Why not roughly chop and add a handful of your favourite nuts or seeds to the wet ingredients before folding in the flours at step 2? Pumpkin or sunflower seeds, or pecans or walnuts would work beautifully here.


1 hr 15 mins (Prep 15 minutes | Cook 50 minutes)
Not Too Tricky
serves 10
About the recipe
The loaf we know and love, but made vegan. Great for using up old bananas on the turn, with lots of potential to embellish with nuts and seeds.
Ingredients
75ml olive oil, plus extra for greasing
400g peeled super-ripe bananas (about 4)
125g light brown sugar
1 teaspoon vanilla bean paste
50ml oat, or your favourite unsweetened, fortified plant milk
125g self-raising flour
100g wholemeal self-raising flour
1 teaspoon baking powder
1 teaspoon ground cinnamon
Top Tip
You can swap the olive oil for vegetable oil – rapeseed gives a slightly nuttier flavour (cold-pressed is best!).
Method
- Preheat the oven to 180°C/350°F/gas 4. Grease a 1.5 litre loaf tin with a little olive oil and line with greaseproof paper.
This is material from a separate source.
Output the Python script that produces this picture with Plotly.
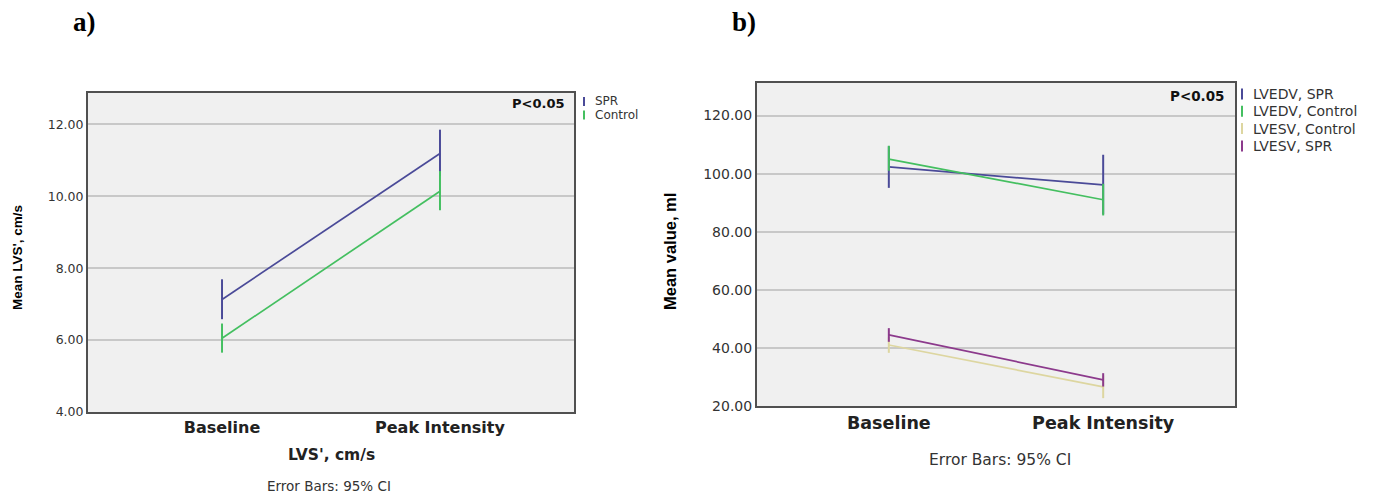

- Reserve half a banana for the top, then roughly mash the rest in a large bowl. Add the oil, sugar, vanilla, plant-based milk and a pinch of sea salt and mix to combine, then fold in the flours, baking powder and cinnamon.
- Scrape the batter into the prepared tin, slice and poke in the remaining banana, and bake in the oven for 50 minutes, or until golden and the surface springs back when pressed lightly.
- Let the cake cool in the tin for 10 minutes, then turn out onto a wire rack, or serve warm.